What is the Lie algebra of the ``indefinite orthogonal group''?
For $p,q \geq 0$ and $n=p+q\geq 1$, give $\mathbb{R}^n$ the indefinite inner product (written as a matrix) $$ \begin{pmatrix} I_p & \\ & -I_q \end{pmatrix}, $$ where $I_m$ is the $m \times m$ identity matrix. For example, if $\{e_i\}$ is a basis of $\mathbb{R}^n$ and $X = X^i e_i,$ then $$ |X|^2 = (X^1)^2 + \cdots + (X^p)^2 - (X^{p+1})^2 - \cdots - (X^{p+q})^2.$$
Let $\mathrm{O}(p,q,\mathbb{R})$ be the Lie group of all linear transformations $T : \mathbb{R}^n \rightarrow \mathbb{R}^n$ that preserve this indefinite inner product.

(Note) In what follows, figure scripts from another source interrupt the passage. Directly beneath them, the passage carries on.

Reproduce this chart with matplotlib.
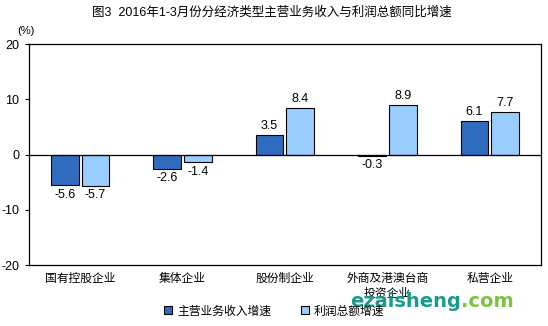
import matplotlib.pyplot as plt
import numpy as np

plt.rcParams['font.family'] = ['Liberation Sans', 'Noto Sans CJK SC']

categories = ['国有控股企业', '集体企业', '股份制企业', '外商及港澳台商\n投资企业', '私营企业']
revenue = [-5.6, -2.6, 3.5, -0.3, 6.1]
profit = [-5.7, -1.4, 8.4, 8.9, 7.7]
series_names = ['主营业务收入增速', '利润总额增速']
yticks = [-20, -10, 0, 10, 20]

dark = '#2F6BBE'
light = '#99CCFF'

fig = plt.figure(figsize=(5.48, 3.26), dpi=100)
ax = fig.add_axes([0.053, 0.187, 0.934, 0.678])

x = np.arange(len(categories))
w = 0.27
b1 = ax.bar(x - w/2 - 0.015, revenue, w, color=dark, edgecolor='black', linewidth=0.8, label=series_names[0])
b2 = ax.bar(x + w/2 + 0.015, profit, w, color=light, edgecolor='black', linewidth=0.8, label=series_names[1])

for bars, vals in [(b1, revenue), (b2, profit)]:
    for r, v in zip(bars, vals):
        cx = r.get_x() + r.get_width()/2
        if v >= 0:
            ax.text(cx, v + 0.6, '{:.1f}'.format(v), ha='center', va='bottom', fontsize=9)
        else:
            ax.text(cx, v - 0.6, '{:.1f}'.format(v), ha='center', va='top', fontsize=9)

ax.axhline(0, color='black', linewidth=0.9)
ax.set_xlim(-0.5, 4.5)
ax.set_ylim(-20, 20)
ax.set_yticks(yticks)
ax.set_yticklabels([str(t) for t in yticks], fontsize=9)
ax.tick_params(axis='y', direction='out', length=3, pad=4)
ax.set_xticks(x)
ax.set_xticklabels(categories, fontsize=8.5, linespacing=1.3, va='top')
ax.tick_params(axis='x', length=0, pad=6)
for s in ax.spines.values():
    s.set_linewidth(0.9)

fig.text(0.048, 0.895, '(%)', fontsize=8, ha='center')
fig.text(0.497, 0.962, '图3  2016年1-3月份分经济类型主营业务收入与利润总额同比增速', fontsize=9, ha='center', va='center')

leg = fig.legend(loc='center', bbox_to_anchor=(0.5, 0.045), ncol=2, frameon=False,
                 fontsize=8.5, handlelength=0.7, handleheight=0.7, columnspacing=2.5, handletextpad=0.4)

# watermark
fig.text(0.842, 0.074, 'ezaisheng', fontsize=14, fontweight='bold', color='#1A9A8A', ha='right', va='center', family='DejaVu Sans')
fig.text(0.842, 0.074, '.com', fontsize=14, fontweight='bold', color='#7DC243', ha='left', va='center', family='DejaVu Sans')

fig.savefig('out.png', dpi=100)
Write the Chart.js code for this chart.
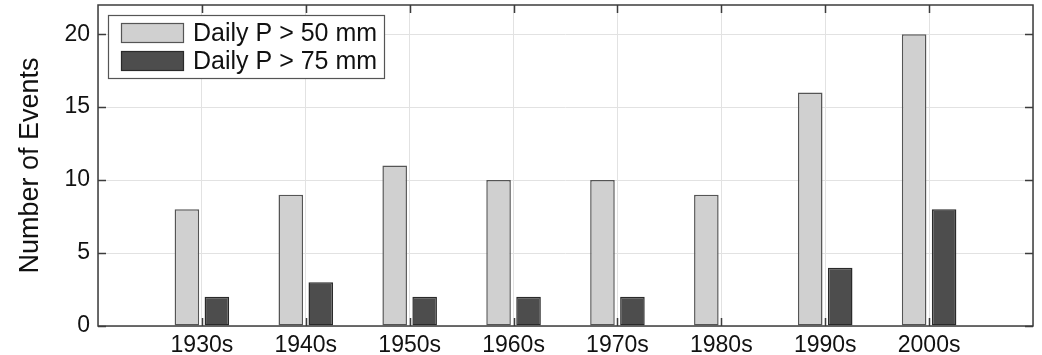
<!DOCTYPE html>
<html lang="en">
<head>
  <meta charset="UTF-8" />
  <title>Number of Events per Decade</title>
  <script src="https://cdn.jsdelivr.net/npm/chart.js"></script>
  <style>
    html, body { margin: 0; padding: 0; background: #fff; }
    #wrap { width: 1042px; height: 355px; position: relative; }
  </style>
</head>
<body>
  <div id="wrap"><canvas id="grafico"></canvas></div>

  <script>
    // --- data ---
    const decadas = ["1930s", "1940s", "1950s", "1960s", "1970s", "1980s", "1990s", "2000s"];
    const eventos50 = [8, 9, 11, 10, 10, 9, 16, 20];
    const eventos75 = [2, 3, 2, 2, 2, 0, 4, 8];
    const ticksY = [0, 5, 10, 15, 20];

    const FONTE = "'Liberation Sans', Arial, sans-serif";

    // empty slot at each end so the bars sit at 1..8 on a 0..9 axis
    const labels = [""].concat(decadas, [""]);
    const pad = arr => [null].concat(arr, [null]);

    // box around the plot, inner ticks and the legend
    const molduraPlugin = {
      id: "moldura",
      afterDraw(chart) {
        const ctx = chart.ctx;
        const a = chart.chartArea;
        const sx = chart.scales.x, sy = chart.scales.y;
        ctx.save();
        ctx.strokeStyle = "#3c3c3c";
        ctx.lineWidth = 1.5;
        ctx.beginPath();
        // inner ticks
        ticksY.forEach(v => {
          const y = Math.round(sy.getPixelForValue(v)) + 0.5;
          ctx.moveTo(a.left, y); ctx.lineTo(a.left + 8, y);
          ctx.moveTo(a.right, y); ctx.lineTo(a.right - 8, y);
        });
        decadas.forEach((d, i) => {
          const x = Math.round(sx.getPixelForValue(i + 1)) + 0.5;
          ctx.moveTo(x, a.bottom); ctx.lineTo(x, a.bottom - 8);
          ctx.moveTo(x, a.top); ctx.lineTo(x, a.top + 8);
        });
        ctx.stroke();
        ctx.strokeRect(a.left, a.top, a.right - a.left, a.bottom - a.top);

        // legend
        const lx = a.left + 10, ly = a.top + 10, lw = 276, lh = 63;
        ctx.fillStyle = "#fff";
        ctx.fillRect(lx, ly, lw, lh);
        ctx.lineWidth = 1.2;
        ctx.strokeStyle = "#555";
        ctx.strokeRect(lx + 0.5, ly + 0.5, lw, lh);
        ctx.font = "25px " + FONTE;
        ctx.textBaseline = "middle";
        chart.data.datasets.forEach((ds, i) => {
          const cy = ly + 18 + i * 28;
          ctx.fillStyle = ds.backgroundColor;
          ctx.fillRect(lx + 13, cy - 10, 63, 20);
          ctx.strokeStyle = ds.borderColor;
          ctx.lineWidth = 1.2;
          ctx.strokeRect(lx + 13.5, cy - 9.5, 62, 19);
          ctx.fillStyle = "#111";
          ctx.fillText(ds.label, lx + 85, cy + 1);
        });
        ctx.restore();
      }
    };

    const ctxGrafico = document.getElementById("grafico").getContext("2d");
    new Chart(ctxGrafico, {
      type: "bar",
      data: {
        labels: labels,
        datasets: [
          {
            label: "Daily P > 50 mm",
            data: pad(eventos50),
            backgroundColor: "#d0d0d0",
            borderColor: "#555",
            borderWidth: 1.5,
            borderSkipped: false
          },
          {
            label: "Daily P > 75 mm",
            data: pad(eventos75),
            backgroundColor: "#4d4d4d",
            borderColor: "#2a2a2a",
            borderWidth: 1.5,
            borderSkipped: false
          }
        ]
      },
      options: {
        responsive: true,
        maintainAspectRatio: false,
        animation: false,
        layout: { padding: { top: 5, right: 9, left: 0, bottom: 0 } },
        categoryPercentage: 0.577,
        barPercentage: 0.82,
        plugins: {
          legend: { display: false },
          tooltip: { enabled: false }
        },
        scales: {
          x: {
            offset: false,
            grid: { offset: false, color: "#e2e2e2", lineWidth: 1, drawTicks: false },
            border: { display: false },
            ticks: {
              autoSkip: false,
              maxRotation: 0,
              padding: 6,
              color: "#111",
              font: { family: FONTE, size: 23 }
            },
            afterFit(scale) { scale.height = 29; }
          },
          y: {
            min: 0,
            max: 22,
            grid: { color: "#e2e2e2", lineWidth: 1, drawTicks: false },
            border: { display: false },
            ticks: {
              padding: 8,
              color: "#111",
              font: { family: FONTE, size: 23 }
            },
            afterBuildTicks(scale) {
              scale.ticks = ticksY.map(v => ({ value: v }));
            },
            title: {
              display: true,
              text: "Number of Events",
              color: "#111",
              font: { family: FONTE, size: 27 },
              padding: { top: 14, bottom: 0 }
            },
            afterFit(scale) {
              scale.width = 98;
              scale.paddingTop = 0;
              scale.paddingBottom = 0;
            }
          }
        }
      },
      plugins: [molduraPlugin]
    });
  </script>
</body>
</html>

What is the Lie algebra of $\mathrm{O}(p,q,\mathbb{R})$? Does it admit a ``nice'' description when $p$ and $q$ are both positive?
Solution 1:
Write $$I_{p,q} = \begin{pmatrix} I_p & 0 \\ 0 & -I_q \end{pmatrix}.$$ Then the Lie algebra of $\mathrm{O}(p,q; \mathbb{R})$ is given by $$\mathfrak{so}(p,q) = \{X \in M_n(\mathbb{R}) : X^T I_{p,q} = -I_{p,q} X\}.$$
Note that if you similarly define the indefinite unitary group $\mathrm{U}(p,q)$, then its Lie algebra is $$\mathfrak{u}(p,q) = \{X \in M_n(\mathbb{C}) : X^\dagger I_{p,q} = -I_{p,q} X\}.$$
Solution 2:
The $O(p,q;\mathbb{R})$ group consists of maps $A \in GL(n,\mathbb{R})$ preserving your inner product $g = \pmatrix{I_p & 0 \\ 0 &-I_q}$: $$ \langle AX, AY \rangle_g = \langle X,Y\rangle_g \ \ , \ \ \ \ \forall X,Y \in \mathbb{R}^n$$ where $$ \langle X,Y \rangle_g = X^T g \ \ Y $$ In that case, $(AX)^Tg(AX) = X^TA^TgA Y = X^tgY$ and therefore:
$$ O(p,q) = \{A \in GL(n,\mathbb{R}) \ | \ A^T g \ A = g \ \}$$ The condition can be equivalently stated as $ A^{-1} = g^{-1}A^Tg \ $. In that case, if $X$ is an element of its Lie algebra, it has to satisfy the condition:
$$ (e^{X})^{-1} = e^{-X} = g^{-1}e^{\ X^T}g = e^{\ \ g^{-1}X^Tg} $$ where it was used $$g^{-1}\frac{X^n}{n!}g = \frac{1}{n!}(g^{-1}Xg)(g^{-1}Xg) \cdots (g^{-1}Xg) = \frac{1}{n!}(g^{-1}Xg)^n$$
This only happens when $X = -g^{-1}X^Tg $ and follows the lie algebra:
$$ \mathfrak{so}(p,q) = \{ X \in Mat(n,\mathbb{R}) \ | \ X^T g = -gX \} $$